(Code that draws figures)

>>>

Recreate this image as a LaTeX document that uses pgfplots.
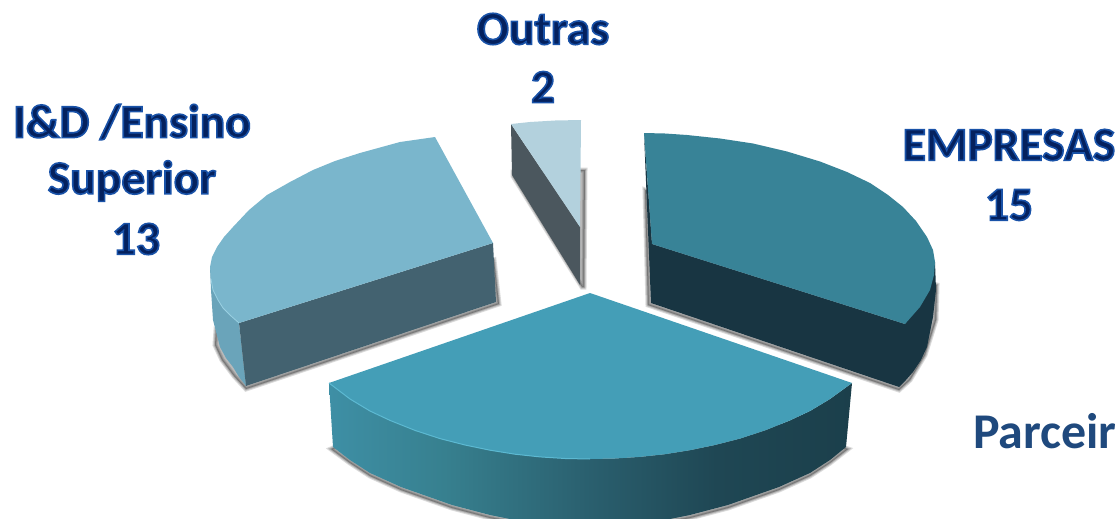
\documentclass[border=0pt]{standalone}
\usepackage{pgfplots}
\pgfplotsset{compat=1.18}
\usepackage{fontspec}
\setmainfont{Carlito}
\definecolor{navy}{HTML}{04215E}
\definecolor{parc}{HTML}{1F497D}
\definecolor{idtop}{HTML}{7AB6CC}
\definecolor{idfront}{HTML}{436270}
\definecolor{idside}{HTML}{6AA4BA}
\definecolor{outtop}{HTML}{B3D1DD}
\definecolor{outside}{HTML}{4B575E}
\definecolor{emptop}{HTML}{388397}
\definecolor{empside}{HTML}{183542}
\definecolor{midtop}{HTML}{449EB7}
\definecolor{midedge}{HTML}{5CB9D2}
\definecolor{idedge}{HTML}{9AD0E2}
\definecolor{gA}{HTML}{3E8FA5}
\definecolor{gB}{HTML}{37808F}
\definecolor{gC}{HTML}{2A5F6E}
\definecolor{gD}{HTML}{1F4754}
\definecolor{gE}{HTML}{1B3F4B}
\pgfdeclarehorizontalshading{midgrad}{100bp}{
 color(0bp)=(gA);
 color(25bp)=(gA);
 color(36bp)=(gB);
 color(50bp)=(gC);
 color(62bp)=(gD);
 color(75bp)=(gE);
 color(100bp)=(gE)}
\newcommand{\lbl}[1]{\special{pdf:code q 2 Tr 1.6 w 0.10 0.32 0.66 RG}{#1}\special{pdf:code Q}}
\begin{document}
\begin{tikzpicture}
\useasboundingbox (0,0) rectangle (1120pt,519pt);
\begin{axis}[
  at={(0,0)}, anchor=south west,
  scale only axis, width=1120pt, height=519pt,
  xmin=0, xmax=1120, ymin=0, ymax=519, y dir=reverse,
  hide axis, clip=true]
% shadows
\pgfplotsinvokeforeach{5,3,1.5}{
\addplot[draw=black, opacity=.14, line width=#1pt, fill=black, fill opacity=.1] coordinates {(513,176)(582,287)(584,287)(585,170)(580,170)(513,172)} -- cycle;
\addplot[draw=black, opacity=.14, line width=#1pt, fill=black, fill opacity=.1] coordinates {(645,190)(648,305)(899,390)(910,380)(925,355)(936,320)(937,285)(800,250)} -- cycle;
\addplot[draw=black, opacity=.14, line width=#1pt, fill=black, fill opacity=.1] coordinates {(246,389)(499,304)(494,260)(240,340)(216,330)(215,345)(222,360)(234,376)} -- cycle;
\addplot[draw=black, opacity=.14, line width=#1pt, fill=black, fill opacity=.1] coordinates {(331,449)(350,463)(370,476)(401,490)(452,508)(490,518)(510,522)(670,522)(690,518)(728,508)(779,490)(810,476)(830,463)(848,449)(700,400)(450,400)} -- cycle;
}
% Outras
\addplot[draw=none, fill=outside] coordinates {(511,124)(580,227)(580,285)(512,175)} -- cycle;
\addplot[draw=none, fill=outtop] coordinates {(511,124)(530,122)(555,120.5)(581,120)(580,227)} -- cycle;
% I&D
\addplot[draw=none, fill=idside] coordinates {(210,267)(211,290)(213,320)(220,347)(226,358)(233,367)(239,377)(246,386)(239,323)} -- cycle;
\addplot[draw=none, fill=idfront] coordinates {(239,323)(493,243)(496,302)(246,386)} -- cycle;
\addplot[draw=none, fill=idtop] coordinates {(435,137)(400,142)(360,153)(335,161)(313,170)(290,182)(267,195)(249,210)(233,227)(224,237)(217,247)(212,257)(210,267)(211,279)(213,290)(218,300)(223,308)(231,316)(239,323)(493,243)} -- cycle;
\addplot[idedge, line width=.8pt] coordinates {(211,279)(213,290)(218,300)(223,308)(231,316)(239,323)};
% Empresas
\addplot[draw=none, fill=empside] coordinates {(644,133)(652,244)(905,324)(935,262)(936,290)(933,317)(927,347)(921,360)(913,372)(906,380)(899,387)(651,303)} -- cycle;
\addplot[draw=none, fill=emptop] coordinates {(644,133)(665,133.5)(687,135)(720,138.5)(753,143.5)(787,151.5)(820,161.5)(847,172)(870,183)(888,195)(903,207)(916,221)(927,237)(933,250)(935,262)(934,275)(930,290)(920,307)(905,324)(652,244)} -- cycle;
% Middle slice side with gradient
\addplot[draw=none, shading=midgrad] coordinates {(329,383)(350,399)(370,411)(390,420.4)(415,430.4)(440,438.6)(465,445)(490,450.2)(515,454.2)(540,456.9)(565,458.5)(590,459)(615,458.5)(640,456.9)(665,454.2)(690,450.2)(715,445)(740,438.6)(765,430.4)(790,420.4)(810,411)(830,399)(852,383)(846,447)(830,460)(810,473)(779,487)(728,505)(690,515)(670,519)(510,519)(490,515)(452,505)(401,487)(370,473)(350,460)(333,447)} -- cycle;
\addplot[draw=none, fill=midtop] coordinates {(590,293)(852,383)(830,399)(810,411)(790,420.4)(765,430.4)(740,438.6)(715,445)(690,450.2)(665,454.2)(640,456.9)(615,458.5)(590,459)(565,458.5)(540,456.9)(515,454.2)(490,450.2)(465,445)(440,438.6)(415,430.4)(390,420.4)(370,411)(350,399)(329,383)} -- cycle;
\addplot[midedge, line width=1pt] coordinates {(329,383)(350,399)(370,411)(390,420.4)(415,430.4)(440,438.6)(465,445)(490,450.2)(515,454.2)(540,456.9)(565,458.5)(590,459)};
% labels
\node[text=navy, font=\fontsize{47.5}{50}\selectfont\bfseries, anchor=center] at (axis cs:543,29) {\lbl{Outras}};
\node[text=navy, font=\fontsize{47.5}{50}\selectfont\bfseries, anchor=center] at (axis cs:543,87) {\lbl{2}};
\node[text=navy, font=\fontsize{47.5}{50}\selectfont\bfseries, anchor=center] at (axis cs:132,122) {\lbl{I\&D /Ensino}};
\node[text=navy, font=\fontsize{47.5}{50}\selectfont\bfseries, anchor=center] at (axis cs:132,181) {\lbl{Superior}};
\node[text=navy, font=\fontsize{47.5}{50}\selectfont\bfseries, anchor=center] at (axis cs:136,239) {\lbl{13}};
\node[text=navy, font=\fontsize{47.5}{50}\selectfont\bfseries, anchor=center] at (axis cs:1009,145) {\lbl{EMPRESAS}};
\node[text=navy, font=\fontsize{47.5}{50}\selectfont\bfseries, anchor=center] at (axis cs:1009,205) {\lbl{15}};
\node[text=parc, font=\fontsize{50}{54}\selectfont\bfseries, anchor=base west, inner sep=0pt] at (axis cs:973,448) {Parceir};
\end{axis}
\end{tikzpicture}
\end{document}
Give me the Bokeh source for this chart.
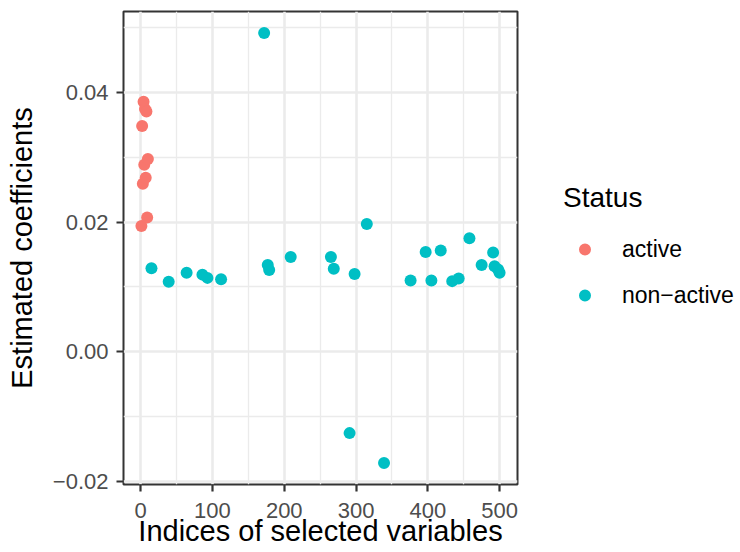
from bokeh.plotting import figure
from bokeh.layouts import row
from bokeh.models import (Range1d, FixedTicker, CustomJSTickFormatter, Legend,
                          LegendItem)
from bokeh.embed import file_html
from bokeh.resources import INLINE

# ---- data ----
active_x = [1, 2, 3, 4, 5, 6, 7, 8, 9, 10]
active_y = [0.0194, 0.0348, 0.0259, 0.0385, 0.0288, 0.0374, 0.0268, 0.0370, 0.0207, 0.0297]

nonactive_x = [15, 39, 64, 86, 93, 112, 172, 177, 179, 209, 265, 269, 291, 298,
               315, 339, 376, 397, 405, 418, 434, 443, 458, 475, 491, 493, 498, 500]
nonactive_y = [0.0129, 0.0108, 0.0122, 0.0119, 0.0114, 0.0112, 0.0491, 0.0134,
               0.0126, 0.0146, 0.0146, 0.0128, -0.0125, 0.0120, 0.0197, -0.0171,
               0.0110, 0.0154, 0.0110, 0.0156, 0.0109, 0.0113, 0.0175, 0.0134,
               0.0153, 0.0132, 0.0127, 0.0122]

x_ticks = [0, 100, 200, 300, 400, 500]
x_minor = [50, 150, 250, 350, 450]
y_ticks = [-0.02, 0.0, 0.02, 0.04]
y_minor = [-0.01, 0.01, 0.03, 0.05]

legend_title = "Status"
labels = ["active", "non\u2212active"]
colors = ["#F8766D", "#00BFC4"]

# ggplot-style 5% expansion
all_x = active_x + nonactive_x
all_y = active_y + nonactive_y
xlo, xhi = min(all_x), max(all_x)
ylo, yhi = min(all_y), max(all_y)
xp = (xhi - xlo) * 0.05
yp = (yhi - ylo) * 0.05

H = 552
p = figure(width=522, height=H, output_backend="svg", toolbar_location=None,
           x_range=Range1d(xlo - xp, xhi + xp), y_range=Range1d(ylo - yp, yhi + yp),
           min_border_left=123, min_border_right=5, min_border_top=11,
           min_border_bottom=68)

p.background_fill_color = "white"
p.border_fill_color = "white"
p.outline_line_color = "#333333"
p.outline_line_width = 2

xt = FixedTicker(ticks=x_ticks, minor_ticks=x_minor)
yt = FixedTicker(ticks=y_ticks, minor_ticks=y_minor)
p.xaxis.ticker = xt
p.yaxis.ticker = yt
p.xgrid.ticker = xt
p.ygrid.ticker = yt
p.yaxis.formatter = CustomJSTickFormatter(
    code="return (tick < -1e-9 ? '\u2212' : '') + Math.abs(tick).toFixed(2);")

for g in (p.xgrid, p.ygrid):
    g.grid_line_color = "#EBEBEB"
    g.grid_line_width = 2.6
    g.minor_grid_line_color = "#EBEBEB"
    g.minor_grid_line_width = 1.3

for ax in (p.xaxis, p.yaxis):
    ax.axis_line_color = None
    ax.major_tick_line_color = "#333333"
    ax.major_tick_line_width = 2.2
    ax.major_tick_out = 7
    ax.major_tick_in = 0
    ax.minor_tick_line_color = None
    ax.major_label_text_font = "Liberation Sans"
    ax.major_label_text_font_size = "22px"
    ax.major_label_text_color = "#4D4D4D"
    ax.axis_label_text_font = "Liberation Sans"
    ax.axis_label_text_font_size = "29px"
    ax.axis_label_text_font_style = "normal"
    ax.axis_label_text_color = "black"

p.xaxis.axis_label = "Indices of selected variables"
p.yaxis.axis_label = "Estimated coefficients"
p.xaxis.major_label_standoff = 11
p.yaxis.major_label_standoff = 8
p.xaxis.axis_label_standoff = -6
p.yaxis.axis_label_standoff = 12

p.scatter(active_x, active_y, size=12, color=colors[0], line_color=None)
p.scatter(nonactive_x, nonactive_y, size=12, color=colors[1], line_color=None)

# legend panel (ggplot draws the guide outside the plotting panel);
# its key renderers sit outside the visible range of this panel
pl = figure(width=740 - 522, height=H, output_backend="svg", toolbar_location=None,
            x_range=Range1d(-1e6, -1e6 + 1), y_range=Range1d(-1e6, -1e6 + 1),
            min_border=0)
pl.axis.visible = False
pl.grid.visible = False
pl.outline_line_color = None
pl.background_fill_color = "white"
pl.border_fill_color = "white"
k1 = pl.scatter(x=active_x[:1], y=active_y[:1], color=colors[0], line_color=None)
k2 = pl.scatter(x=nonactive_x[:1], y=nonactive_y[:1], color=colors[1], line_color=None)

legend = Legend(items=[LegendItem(label=labels[0], renderers=[k1]),
                       LegendItem(label=labels[1], renderers=[k2])],
                location=(41, 174), title=legend_title,
                title_text_font="Liberation Sans", title_text_font_size="28px",
                title_text_font_style="normal", title_text_color="black",
                title_standoff=20,
                label_text_font="Liberation Sans", label_text_font_size="23px",
                label_text_color="black",
                glyph_width=43, glyph_height=30, label_standoff=16,
                spacing=16, padding=0, margin=0,
                border_line_color=None, background_fill_alpha=0)
pl.add_layout(legend)

layout = row(p, pl, spacing=0)
open("out.html", "w").write(file_html(layout, INLINE))
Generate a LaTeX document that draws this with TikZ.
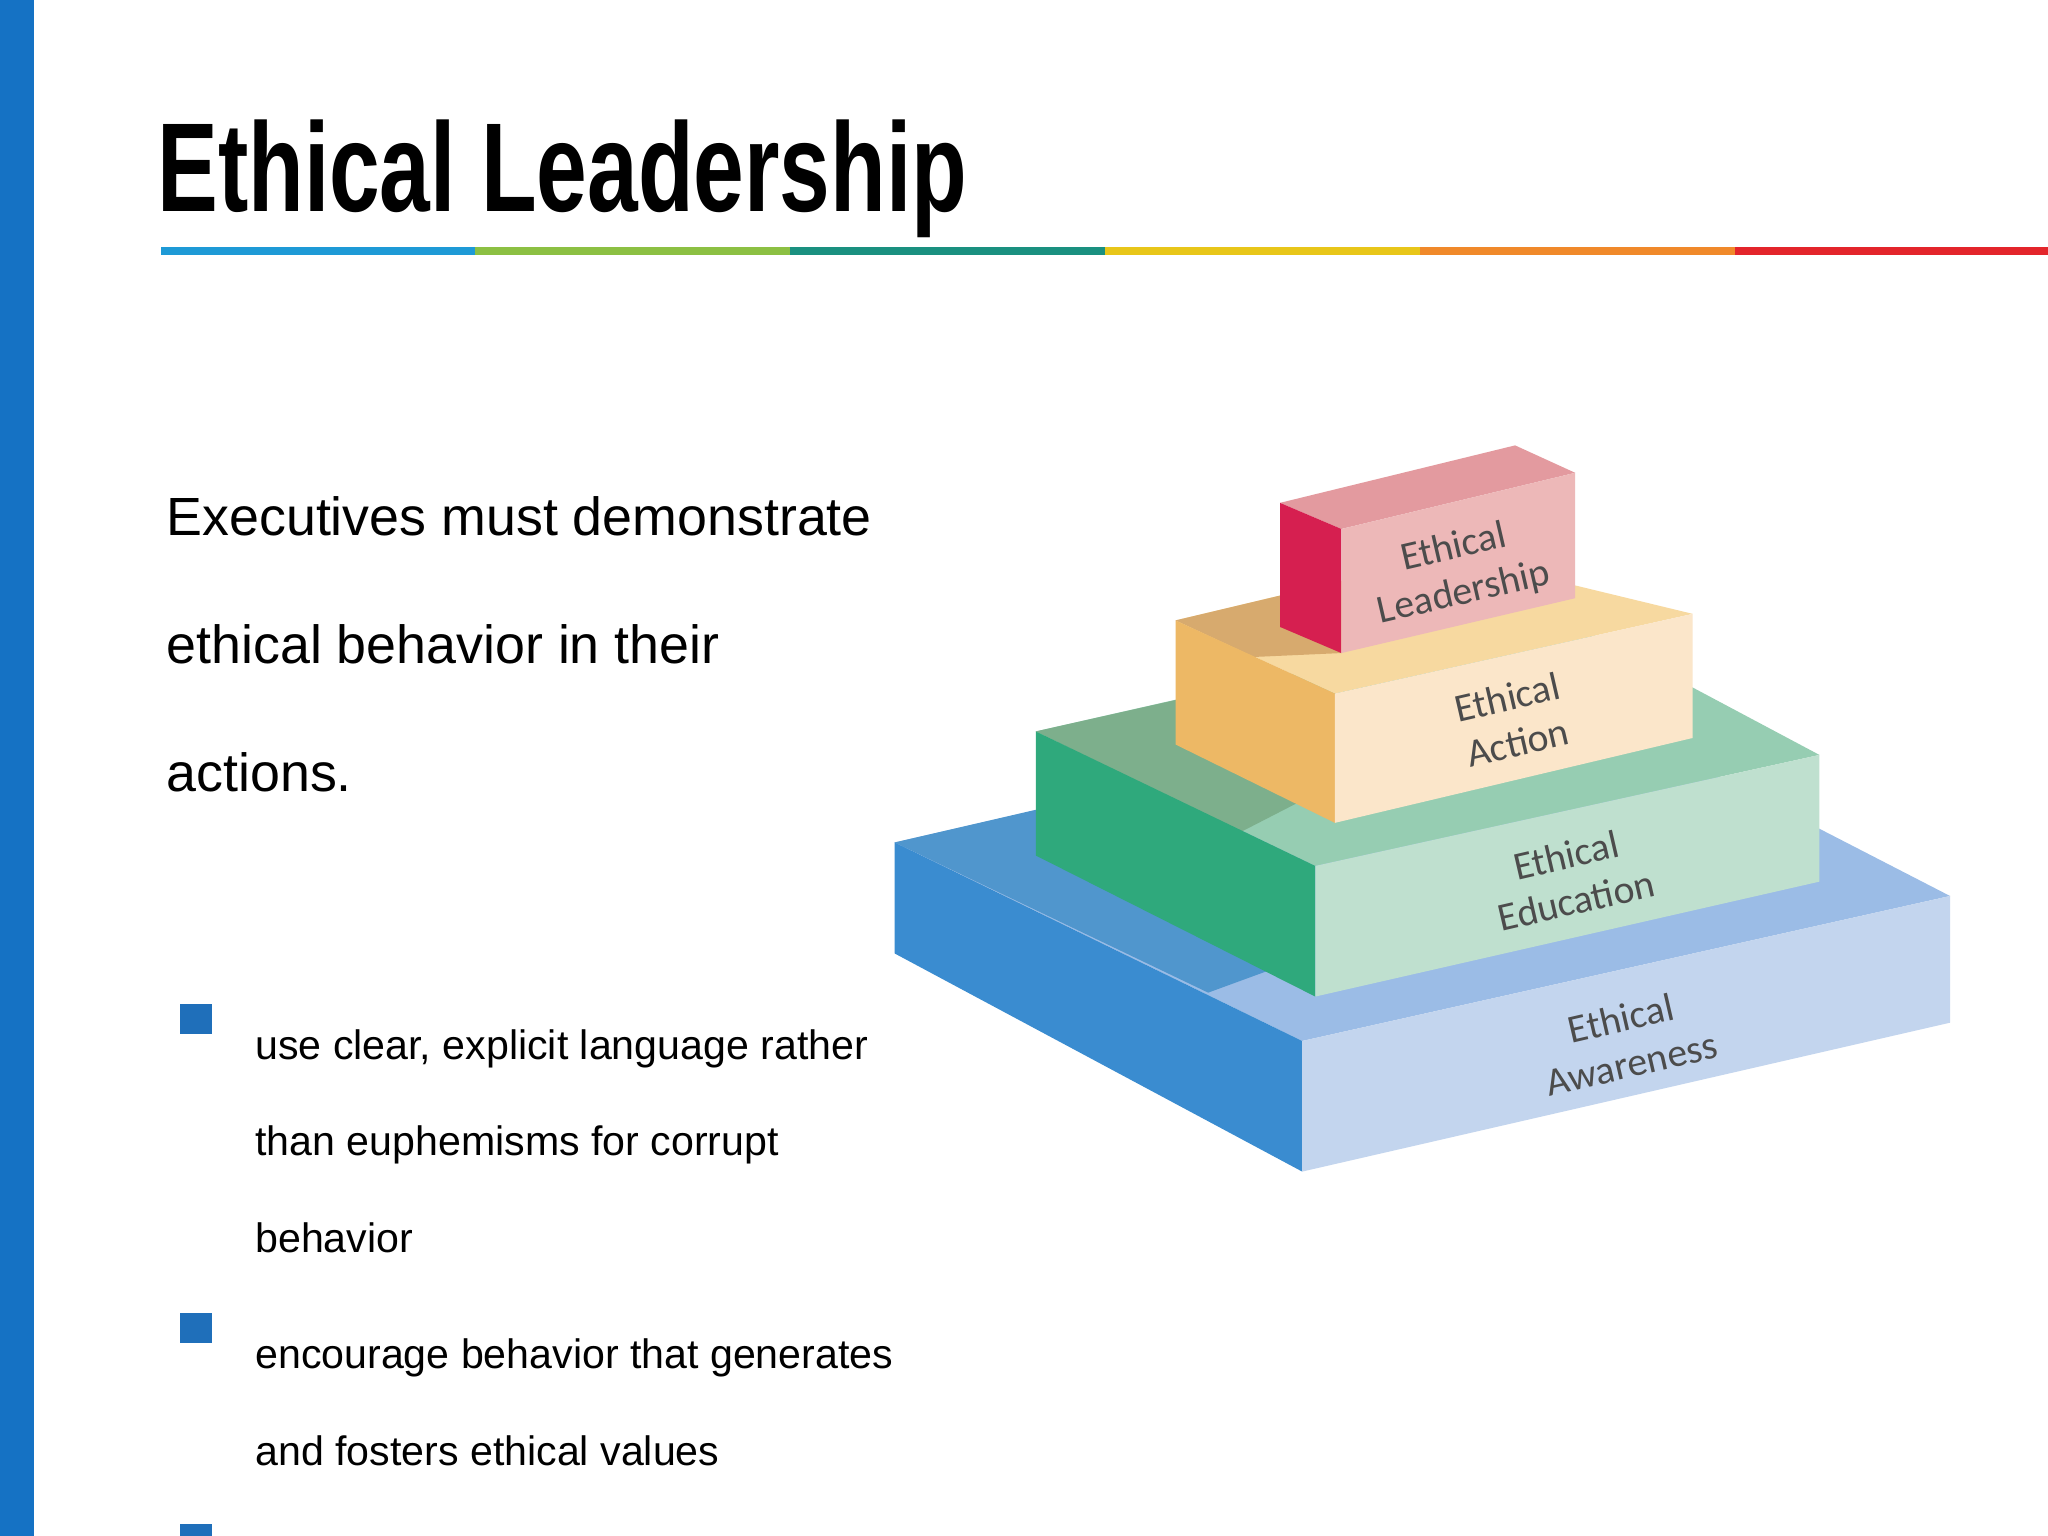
\documentclass[tikz,border=0pt]{standalone}
\usepackage{fontspec}
\setmainfont{Liberation Sans}
\newfontfamily\labfont{Carlito}
\definecolor{barblue}{HTML}{1572C4}
\definecolor{bul}{HTML}{1F6FBA}
\tikzset{
  bodytxt/.style={anchor=base west,font=\fontsize{15.3}{18}\selectfont,inner sep=0},
  smalltxt/.style={anchor=base west,font=\fontsize{11.7}{14}\selectfont,inner sep=0},
  bulsq/.style={fill=bul,draw=none},
  plab/.style={font=\labfont\fontsize{11.3}{13.2}\selectfont,text=black!70,align=center,rotate=13,inner sep=0}
}
\begin{document}
\begin{tikzpicture}[x=0.013061cm,y=-0.013061cm]
\useasboundingbox (0,0) rectangle (1568,1176);
\fill[white] (0,0) rectangle (1568,1176);
\fill[barblue] (0,0) rectangle (26,1176);
\node[anchor=base west,inner sep=0,xscale=0.72,font=\bfseries\fontsize{36}{40}\selectfont] (title) at (120,162) {Ethical Leadership};
\foreach \c/\i in {1E9AD6/0,8CC043/1,1A9080/2,E8C619/3,F0892A/4,E3252B/5}{
  \definecolor{seg}{HTML}{\c}
  \fill[seg] (123+241*\i,189) rectangle (123+241*\i+241,195);
}
\node[bodytxt] (t1) at (127,410) {Executives must demonstrate};
\node[bodytxt] (t2) at (127,508) {ethical behavior in their};
\node[bodytxt] (t3) at (127,606) {actions.};
\fill[bulsq] (138,769) rectangle (162,792);
\fill[bulsq] (138,1005) rectangle (162,1028);
\fill[bulsq] (138,1167) rectangle (162,1190);
\node[smalltxt] (b1) at (195,811) {use clear, explicit language rather};
\node[smalltxt] (b2) at (195,885) {than euphemisms for corrupt};
\node[smalltxt] (b3) at (195,959) {behavior};
\node[smalltxt] (b4) at (195,1048) {encourage behavior that generates};
\node[smalltxt] (b5) at (195,1122) {and fosters ethical values};
% pyramid: blue
\fill[fill={rgb,255:red,155;green,188;blue,230}] (685,645) -- (1190,530) -- (1493,686) -- (997,797) -- cycle;
\fill[fill={rgb,255:red,80;green,150;blue,205}] (685,645) -- (793,620) -- (1007,730) -- (925,760) -- cycle;
\fill[fill={rgb,255:red,58;green,140;blue,208}] (685,645) -- (997,797) -- (997,897) -- (685,730) -- cycle;
\fill[fill={rgb,255:red,195;green,213;blue,238}] (997,797) -- (1493,686) -- (1493,783) -- (997,897) -- cycle;
% green
\fill[fill={rgb,255:red,150;green,205;blue,178}] (793,560) -- (1190,470) -- (1393,578) -- (1007,663) -- cycle;
\fill[fill={rgb,255:red,125;green,175;blue,140}] (793,560) -- (900,536) -- (1022,600) -- (950,637) -- cycle;
\fill[fill={rgb,255:red,47;green,169;blue,124}] (793,560) -- (1007,663) -- (1007,763) -- (793,655) -- cycle;
\fill[fill={rgb,255:red,191;green,224;blue,207}] (1007,663) -- (1393,578) -- (1393,675) -- (1007,763) -- cycle;
% orange
\fill[fill={rgb,255:red,247;green,217;blue,160}] (900,475) -- (1110,425) -- (1296,470) -- (1022,531) -- cycle;
\fill[fill={rgb,255:red,215;green,170;blue,110}] (900,475) -- (980,456) -- (1027,500) -- (960,503) -- cycle;
\fill[fill={rgb,255:red,237;green,184;blue,101}] (900,475) -- (1022,531) -- (1022,630) -- (900,570) -- cycle;
\fill[fill={rgb,255:red,251;green,230;blue,202}] (1022,531) -- (1296,470) -- (1296,565) -- (1022,630) -- cycle;
% red
\fill[fill={rgb,255:red,227;green,154;blue,159}] (980,385) -- (1160,341) -- (1206,362) -- (1027,405) -- cycle;
\fill[fill={rgb,255:red,214;green,31;blue,80}] (980,385) -- (1027,405) -- (1027,500) -- (980,480) -- cycle;
\fill[fill={rgb,255:red,237;green,184;blue,184}] (1027,405) -- (1206,362) -- (1206,458) -- (1027,500) -- cycle;
\node[plab] (l1) at (1117,437) {Ethical\\Leadership};
\node[plab] (l2) at (1158,551) {Ethical\\Action};
\node[plab] (l3) at (1203,672) {Ethical\\Education};
\node[plab] (l4) at (1245,797) {Ethical\\Awareness};
\end{tikzpicture}
\end{document}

<<<

What to do:
List each line of the entries that holds the string "this".

Complete answer:
Recreate this image as a LaTeX document that uses pgfplots.
Give me the Bokeh source for this chart.
# its key renderers sit outside the visible range of this panel
Generate a LaTeX document that draws this with TikZ.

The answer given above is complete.